What is being asked: Pictures are not part of the copy. Retype the lines from the first one through the line that contains "const errData = (ys, es)".

Dataset extract:
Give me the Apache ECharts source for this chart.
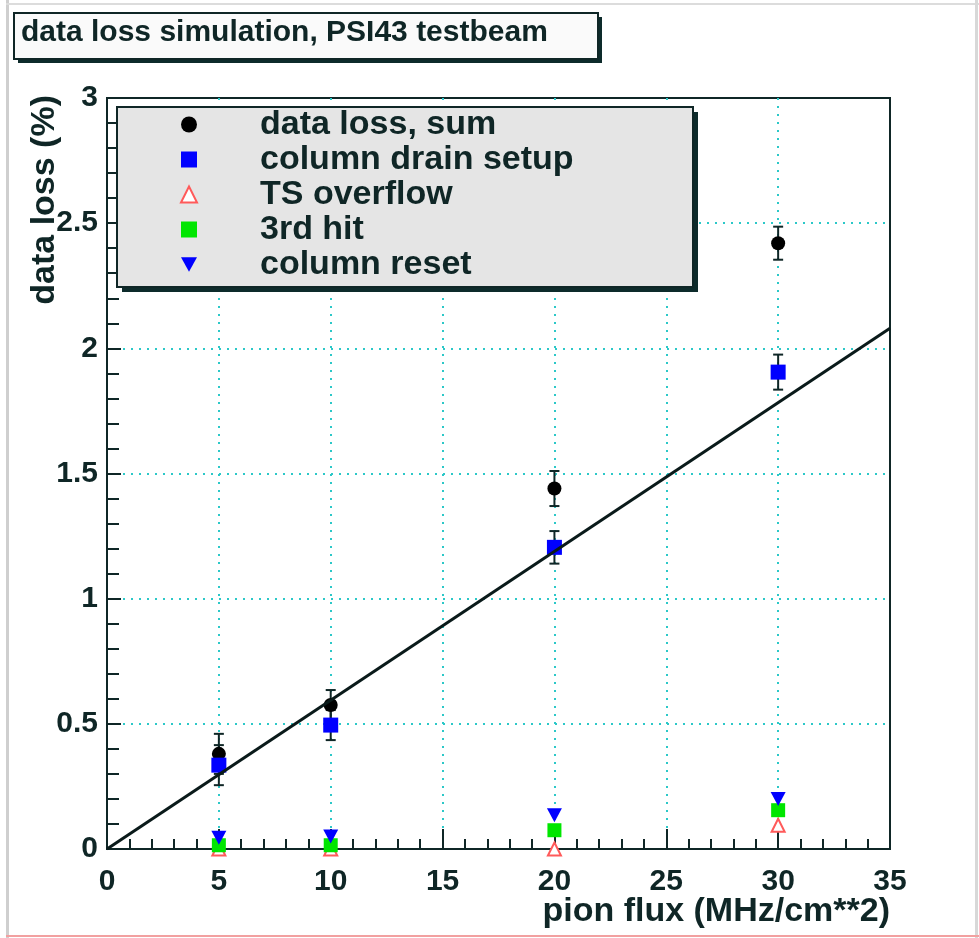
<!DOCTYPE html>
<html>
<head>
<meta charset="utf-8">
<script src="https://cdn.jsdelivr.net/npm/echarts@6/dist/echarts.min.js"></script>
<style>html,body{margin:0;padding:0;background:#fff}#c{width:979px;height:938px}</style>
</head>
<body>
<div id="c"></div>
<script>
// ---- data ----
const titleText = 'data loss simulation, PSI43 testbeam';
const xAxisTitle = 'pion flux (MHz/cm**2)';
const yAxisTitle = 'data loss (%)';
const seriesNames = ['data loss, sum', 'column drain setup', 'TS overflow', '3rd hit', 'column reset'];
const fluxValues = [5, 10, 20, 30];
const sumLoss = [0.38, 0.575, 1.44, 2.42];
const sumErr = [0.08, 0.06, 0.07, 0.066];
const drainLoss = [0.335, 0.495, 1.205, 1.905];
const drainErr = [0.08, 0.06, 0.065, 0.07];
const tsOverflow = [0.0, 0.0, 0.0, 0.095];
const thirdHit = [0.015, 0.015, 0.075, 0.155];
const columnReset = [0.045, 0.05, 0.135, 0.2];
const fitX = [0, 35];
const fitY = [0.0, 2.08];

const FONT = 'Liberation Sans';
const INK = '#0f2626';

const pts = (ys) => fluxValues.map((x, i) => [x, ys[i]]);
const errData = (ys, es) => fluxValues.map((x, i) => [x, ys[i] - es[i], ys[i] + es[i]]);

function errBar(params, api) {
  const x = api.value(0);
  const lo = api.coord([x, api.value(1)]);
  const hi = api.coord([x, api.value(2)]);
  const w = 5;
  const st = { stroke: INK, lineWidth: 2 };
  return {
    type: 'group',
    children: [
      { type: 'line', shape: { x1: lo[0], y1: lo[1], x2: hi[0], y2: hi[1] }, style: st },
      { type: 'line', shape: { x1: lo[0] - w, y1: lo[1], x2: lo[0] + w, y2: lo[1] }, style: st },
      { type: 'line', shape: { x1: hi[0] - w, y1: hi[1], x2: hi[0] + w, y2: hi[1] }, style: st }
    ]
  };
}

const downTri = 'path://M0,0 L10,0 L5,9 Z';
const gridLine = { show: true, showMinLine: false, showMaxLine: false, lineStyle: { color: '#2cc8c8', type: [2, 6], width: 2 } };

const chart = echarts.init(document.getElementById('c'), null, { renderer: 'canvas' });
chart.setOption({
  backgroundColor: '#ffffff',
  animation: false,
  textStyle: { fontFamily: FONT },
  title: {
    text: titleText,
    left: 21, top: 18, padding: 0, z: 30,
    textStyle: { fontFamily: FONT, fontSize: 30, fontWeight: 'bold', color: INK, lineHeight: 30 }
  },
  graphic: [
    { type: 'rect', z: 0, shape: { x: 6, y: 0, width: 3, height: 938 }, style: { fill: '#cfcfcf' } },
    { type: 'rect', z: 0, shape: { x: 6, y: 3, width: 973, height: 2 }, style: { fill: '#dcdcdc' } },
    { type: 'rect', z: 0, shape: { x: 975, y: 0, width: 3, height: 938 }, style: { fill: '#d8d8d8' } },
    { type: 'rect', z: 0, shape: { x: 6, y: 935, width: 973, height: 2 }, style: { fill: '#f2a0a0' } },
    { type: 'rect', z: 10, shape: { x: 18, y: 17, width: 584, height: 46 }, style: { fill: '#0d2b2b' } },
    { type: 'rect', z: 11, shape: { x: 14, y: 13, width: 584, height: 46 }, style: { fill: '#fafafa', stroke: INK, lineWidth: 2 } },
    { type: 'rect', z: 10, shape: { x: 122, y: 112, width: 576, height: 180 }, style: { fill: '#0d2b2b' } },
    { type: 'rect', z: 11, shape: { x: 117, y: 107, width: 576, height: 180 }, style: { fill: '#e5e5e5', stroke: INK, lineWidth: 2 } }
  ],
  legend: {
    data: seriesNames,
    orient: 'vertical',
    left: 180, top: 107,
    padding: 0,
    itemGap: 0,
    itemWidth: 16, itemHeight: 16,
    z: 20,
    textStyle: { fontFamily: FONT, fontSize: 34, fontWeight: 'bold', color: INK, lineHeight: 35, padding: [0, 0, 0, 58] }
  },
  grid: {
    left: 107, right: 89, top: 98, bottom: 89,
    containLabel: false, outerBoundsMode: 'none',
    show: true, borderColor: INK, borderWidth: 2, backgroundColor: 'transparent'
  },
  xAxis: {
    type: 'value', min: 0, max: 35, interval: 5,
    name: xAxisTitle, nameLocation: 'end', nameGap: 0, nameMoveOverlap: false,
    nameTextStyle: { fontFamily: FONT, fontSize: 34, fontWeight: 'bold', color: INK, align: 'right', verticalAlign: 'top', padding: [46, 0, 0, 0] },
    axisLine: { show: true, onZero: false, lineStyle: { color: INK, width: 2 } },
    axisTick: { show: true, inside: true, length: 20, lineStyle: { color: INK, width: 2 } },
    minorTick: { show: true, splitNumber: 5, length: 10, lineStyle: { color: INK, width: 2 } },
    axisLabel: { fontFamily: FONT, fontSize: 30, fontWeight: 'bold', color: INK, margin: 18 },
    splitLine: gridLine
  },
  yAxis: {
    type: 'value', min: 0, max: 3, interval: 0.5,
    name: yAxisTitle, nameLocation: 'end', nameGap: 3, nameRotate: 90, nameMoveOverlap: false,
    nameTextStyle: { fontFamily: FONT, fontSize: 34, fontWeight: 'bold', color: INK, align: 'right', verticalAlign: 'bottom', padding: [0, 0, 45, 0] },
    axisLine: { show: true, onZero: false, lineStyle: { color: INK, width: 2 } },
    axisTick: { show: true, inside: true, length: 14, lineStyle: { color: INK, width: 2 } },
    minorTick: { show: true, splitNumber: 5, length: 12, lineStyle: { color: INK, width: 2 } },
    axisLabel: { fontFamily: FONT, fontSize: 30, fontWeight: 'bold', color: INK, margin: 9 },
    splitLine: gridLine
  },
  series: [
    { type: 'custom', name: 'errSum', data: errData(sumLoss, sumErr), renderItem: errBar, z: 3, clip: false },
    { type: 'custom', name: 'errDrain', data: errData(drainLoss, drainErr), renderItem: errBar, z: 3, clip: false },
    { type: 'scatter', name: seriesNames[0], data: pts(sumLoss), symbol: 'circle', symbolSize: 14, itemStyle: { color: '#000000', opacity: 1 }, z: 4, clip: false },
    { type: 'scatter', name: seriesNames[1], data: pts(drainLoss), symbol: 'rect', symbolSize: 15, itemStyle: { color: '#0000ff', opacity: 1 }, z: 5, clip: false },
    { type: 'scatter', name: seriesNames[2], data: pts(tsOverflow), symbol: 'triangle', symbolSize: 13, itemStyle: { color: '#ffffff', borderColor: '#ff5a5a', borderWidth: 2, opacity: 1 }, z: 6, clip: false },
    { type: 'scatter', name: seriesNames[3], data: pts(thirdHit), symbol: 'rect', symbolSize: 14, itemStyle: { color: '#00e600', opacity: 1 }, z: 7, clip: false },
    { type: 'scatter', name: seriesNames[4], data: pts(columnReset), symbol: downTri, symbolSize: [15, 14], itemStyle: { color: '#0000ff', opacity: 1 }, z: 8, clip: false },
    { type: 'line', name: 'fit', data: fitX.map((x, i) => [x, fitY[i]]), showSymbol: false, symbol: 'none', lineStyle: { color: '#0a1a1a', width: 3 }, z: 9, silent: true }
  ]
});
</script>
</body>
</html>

Response to this task:
Give me the Apache ECharts source for this chart.
<!DOCTYPE html>
<html>
<head>
<meta charset="utf-8">
<script src="https://cdn.jsdelivr.net/npm/echarts@6/dist/echarts.min.js"></script>
<style>html,body{margin:0;padding:0;background:#fff}#c{width:979px;height:938px}</style>
</head>
<body>
<div id="c"></div>
<script>
// ---- data ----
const titleText = 'data loss simulation, PSI43 testbeam';
const xAxisTitle = 'pion flux (MHz/cm**2)';
const yAxisTitle = 'data loss (%)';
const seriesNames = ['data loss, sum', 'column drain setup', 'TS overflow', '3rd hit', 'column reset'];
const fluxValues = [5, 10, 20, 30];
const sumLoss = [0.38, 0.575, 1.44, 2.42];
const sumErr = [0.08, 0.06, 0.07, 0.066];
const drainLoss = [0.335, 0.495, 1.205, 1.905];
const drainErr = [0.08, 0.06, 0.065, 0.07];
const tsOverflow = [0.0, 0.0, 0.0, 0.095];
const thirdHit = [0.015, 0.015, 0.075, 0.155];
const columnReset = [0.045, 0.05, 0.135, 0.2];
const fitX = [0, 35];
const fitY = [0.0, 2.08];

const FONT = 'Liberation Sans';
const INK = '#0f2626';

const pts = (ys) => fluxValues.map((x, i) => [x, ys[i]]);
const errData = (ys, es) => fluxValues.map((x, i) => [x, ys[i] - es[i], ys[i] + es[i]]);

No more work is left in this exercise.